College football, much like a lot of sports, are built on storylines. We of the male demographic some times poke fun at our female counterparts’ interest in soap operas, which–while sometimes a bit outlandish–are based off of storylines that begin with a ‘Point A’ and end with a ‘Point B.’ Again, this is much of the same in college football.
Example: As early as last season, two of the most traditional powers in NCAA football history, the Alabama Crimson Tide and the Notre Dame Fighting Irish, met in Miami for the national championship. The ‘Point A’ in this case were each’s historical backstories and the ‘Point B’ was the game that was the climax of the 2012 season.

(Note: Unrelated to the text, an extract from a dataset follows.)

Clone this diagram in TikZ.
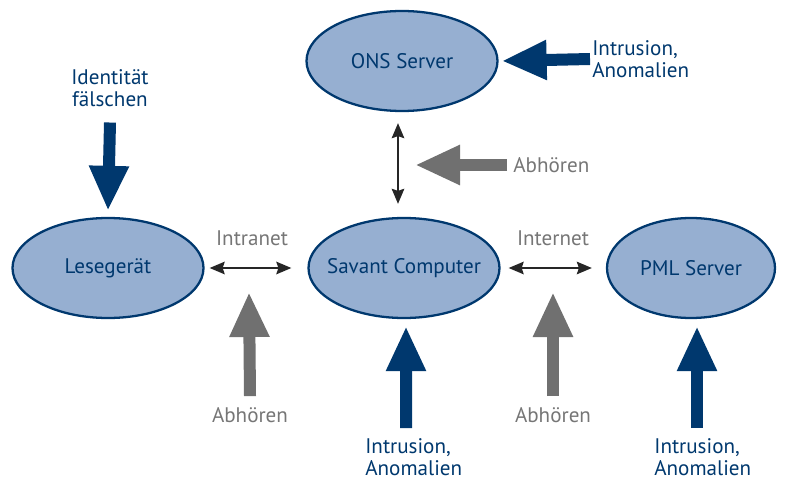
\documentclass[tikz,border=0pt]{standalone}
\usepackage{fontspec}
\setmainfont{PT Sans}
\usepackage{xcolor}
\usepackage{tikz}
\usetikzlibrary{shapes.geometric, arrows.meta, positioning}
\definecolor{navy}{RGB}{0,56,110}
\definecolor{fillblue}{RGB}{150,175,209}
\definecolor{tapgray}{RGB}{112,112,112}
\definecolor{labelgray}{RGB}{118,118,118}
\tikzset{
    station/.style={ellipse, minimum width=3.82cm, minimum height=2cm, text centered, draw=navy, line width=1.3pt, fill=fillblue, text=navy},
    threat/.style={text=navy, align=left},
    graylabel/.style={text=labelgray},
    link/.style={{Stealth[length=0.3cm, width=0.25cm, inset=0.04cm]}-{Stealth[length=0.3cm, width=0.25cm, inset=0.04cm]}, line width=1.1pt, draw=black!85},
    attack/.style={-{Triangle[length=0.9cm, width=0.74cm]}, line width=0.24cm, draw=navy},
    tap/.style={-{Triangle[length=0.9cm, width=0.74cm]}, line width=0.24cm, draw=tapgray}
}
\begin{document}
\begin{tikzpicture}[font=\fontsize{12}{12.2}\selectfont]
    \useasboundingbox (0,0) rectangle (15.74,9.58);

    % Stations
    \node[station] (ons) at (8.04,8.36) {\makebox[0pt]{ONS Server}};
    \node[station] (lese) at (2.16,4.22) {\makebox[0pt]{Lesegerät}};
    \node[station] (savant) at (8.08,4.22) {\makebox[0pt]{Savant Computer}};
    \node[station, minimum width=3.36cm] (pml) at (13.82,4.22) {\makebox[0pt]{PML Server}};

    % Links
    \draw[link, shorten <=0.1cm, shorten >=0.32cm] (lese) -- (savant);
    \draw[link, shorten <=0.16cm, shorten >=0.28cm] (savant) -- (pml);
    \draw[link] ([xshift=-0.08cm, yshift=-0.22cm]ons.south) -- ([xshift=-0.12cm, yshift=0.26cm]savant.north);
    \node[graylabel] (intranet) at (5.04,4.82) {Intranet};
    \node[graylabel] (internet) at (11.06,4.82) {Internet};

    % Threat labels
    \node[threat, align=center] (ident) at (2.2,7.82) {Identität\\fälschen};
    \node[threat, anchor=west, inner sep=0pt] (introns) at (11.84,8.4) {Intrusion,\\Anomalien};
    \node[threat, anchor=west, inner sep=0pt] (intrsav) at (7.3,0.44) {Intrusion,\\Anomalien};
    \node[threat, anchor=west, inner sep=0pt] (intrpml) at (13.08,0.44) {Intrusion,\\Anomalien};
    \node[graylabel, anchor=west, inner sep=0pt] (abhons) at (10.26,6.28) {Abhören};
    \node[graylabel] (abhintra) at (5.0,1.28) {Abhören};
    \node[graylabel] (abhinter) at (11.06,1.28) {Abhören};

    % Tap targets on the links
    \coordinate (tapv) at (8.3,6.28);
    \coordinate (tapintra) at (4.98,3.74);
    \coordinate (tapinter) at (11.06,3.74);

    % Attacks
    \draw[attack] ([yshift=-0.2cm]ident.south) -- ([yshift=0.12cm]lese.north);
    \draw[attack] ([xshift=-0.04cm]introns.west) -- ([xshift=0.06cm]ons.east);
    \draw[attack] (8.12,1.02) -- ([xshift=0.04cm, yshift=-0.14cm]savant.south);
    \draw[attack] (13.94,1.02) -- ([xshift=0.12cm, yshift=-0.14cm]pml.south);

    % Eavesdropping
    \draw[tap] ([xshift=-0.12cm]abhons.west) -- (tapv);
    \draw[tap] ([yshift=0.1cm]abhintra.north) -- (tapintra);
    \draw[tap] ([yshift=0.1cm]abhinter.north) -- (tapinter);
\end{tikzpicture}
\end{document}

At the time, I assumed that you really couldn’t have a better storyline in college football than those two meeting on the field for the biggest prize. Also, there was the added drama that Notre Dame, of all teams, may possibly be the program to end the SEC‘s string of dominance. As it turned out, they weren’t. But, in hindsight, I’m okay with that because this streak was meant to be broken by one man, and one man only–the innovator of this madness in the first place, Urban Meyer.
In 2006, his second season as head coach of the Florida Gators, Meyer first introduced us to the unbridled carnage that a team from the south can amass when you stick that crystal ball in their face. Seen as the unquestioned underdog heading into the BCS National Championship Game against, ironically enough, the Ohio State Buckeyes, a 41-14 score later proved otherwise. The Gators were bigger, faster, stronger, more disciplined–just overall better in every facet of the game.
This has been a recurring theme during the past seven seasons of the SEC’s dominance. When paired up against teams from another conference, the boys from the south actually look like men compared to their competition across the line of scrimmage. Urban Meyer and the 2006 Gators were the first to bring this to light for the entire college football world to see, and it hasn’t stopped since.
As we all know, Meyer would go on to add the third title to the streak with the 2008 Florida Gators, and then depart the school a year later.
In 2012, Meyer resurfaced and got the wheels in everyone’s head turning. The former two-time national title-winning coach re-emerged as the head coach of the Ohio State Buckeyes. The questions began. “Why would the man who used to rule the strongest conference in America go to the Big Ten?” Well, that answer is easy.
Urban Meyer loves a challenge; and this is the ultimate one. To take a team from a conference that is more-or-less the butt of many jokes around the college football world, as well as probably the least likely to end the streak, would add an everlasting coup to the legacy that Urban has already created for himself.
Coming off the heels of a 12-0, sanction-riddled season in his first year at the helm, as well as a slew of those starters returning, this is the storyline that folks will be paying close attention to this upcoming season.
Are Meyer and the Buckeyes on a collision course with a team from the mighty SEC? Will Urban get the chance to kill the monster that he himself helped create?
I can’t give a surefire answer to those questions. But I can say that for the sake of the game we love so much and the storylines that go along with it in its biggest moments, the answers need to be a loud and resounding, YES!